I see datadricks has launched a wrapper package on top of pandas which uses pandas nomenclature but use spark engine in the backend.
I comfortably am able to convert my pandas codebase to spark version just by replacing my import statement from "import pandas as pd" to "import pyspark.pandas as pd".
But the challenge I face is that pandas relies on numpy package for case when conditions and pyspark.pandas is not supporting numpy to work along with currently.
I just wanted to know if there is a spark version of numpy for pyspark.pandas to work with?

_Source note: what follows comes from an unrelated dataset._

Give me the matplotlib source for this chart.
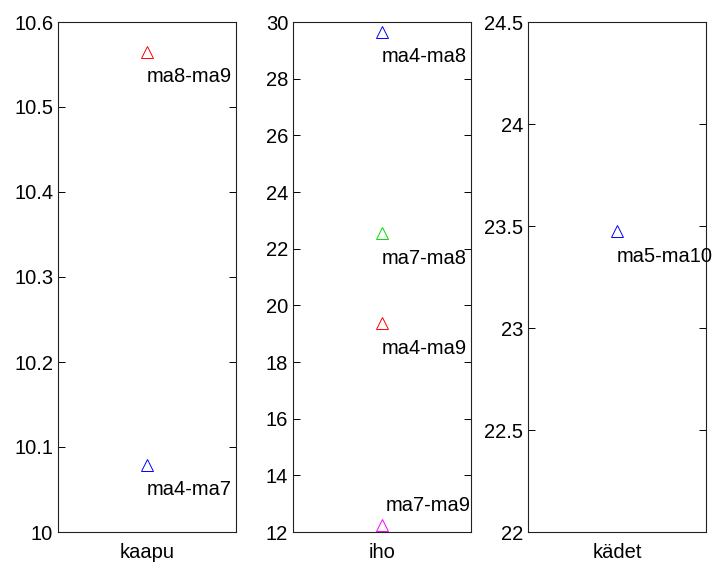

or is there any better alternative approach that I'm missing
the way i wanted it to work :
tab_tl['Loan_Type']=np.where(tab_tl['Loan_Type']=='AUTO LOAN (PERSONAL)','AUTO LOAN',tab_tl['Loan_Type'])
my work around:
tab_tl = tab_tl.to_spark() #converting my wrapper df to native spark data frame
tab_tl = tab_tl.withColumn("Loan_type", when(tab_tl['Loan_type']=='AUTO LOAN (PERSONAL)','AUTO LOAN').otherwise(tab_tl['Loan_type']))
tab_tl = pd.DataFrame(tab_tl) #converting back native spark data frame to wrapper df to pass to next stages.